Окончательная редакция романа и замена православного мыслителя Голубова[88] Тихоном Задонским показывают со всей очевидностью, что идеологические споры тех лет интересуют Достоевского гораздо меньше, чем проникновение в глубины сознания своих героев. В «Бесах» этот процесс ведется не с идеологических позиций, а с опорой на вдохновленное Св. Писанием мировоззрение, выраженное в романе старцем, и неожиданно преображенным на пороге смерти Степаном Трофимовичем. Вводя такого героя как Тихон, Достоевский в полной мере осознавал новизну и важность этого образа не только для собственного творчества, но и для всей русской литературы. Из письма М. Н. Каткову: «В первый раз ‹.‚.› хочу прикоснуться к одному разряду лиц, еще мало тронутых литературой.

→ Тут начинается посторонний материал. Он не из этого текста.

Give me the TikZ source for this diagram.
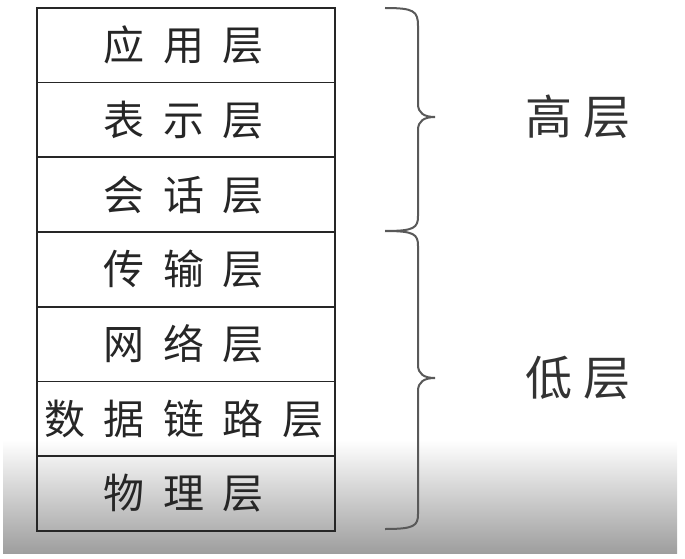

Идеалом такого лица беру Тихона Задонского. ‹.‚.› Боюсь очень; никогда не пробовал; но в этом мире я кое?что знаю» (29 (I), 142). Еще одно свидетельство — в письме А. Н. Майкову, написанном в тот период, когда образ старца еще был в проекте «Жития»: «Для других пусть гроша не стоит, но для меня сокровище ‹.‚.› Авось выведу величавую, положительную, святую фигуру. Это уж не Костанжогло–с и не немец в "Обломове". Почем мы знаем: может быть, именно Тихон и составляет наш русский положительный тип, который ищет наша литература ‹.‚.›. Правда, я ничего не создам, я только выставлю действительного Тихона, которого я принял в свое сердце давно с восторгом. Но я сочту, если удастся, и это для себя уже важным подвигом» (29 (1),118).
В этот же период, приступая к окончательной редакции «Бесов», как свидетельствует другое письмо к А. Н. Майкову (29 (1),145)[89], Достоевский цитирует отрывок с бесноватым из Гадаринской страны для того, чтобы подчеркнуть основную мысль романа. Именно цитаты из Откровения Иоанна и Евангелия от Луки дают ключ к интерпретации: первая — жизненных проблем главного героя, а вторая — к пониманию современного состояния русского общества. Одновременно эти два отрывка взаимопроникают и связываются между собой. Первая часть эпизода с бесноватым, — не цитируемая в тексте романа, но конечно же, присутствующая в памяти автора и читателей, — косвенно освещает положение Ставрогина. Послание же Лаодикийской Церкви показывает, как человек и общество, к которому он принадлежит, могут освободиться от этого зла.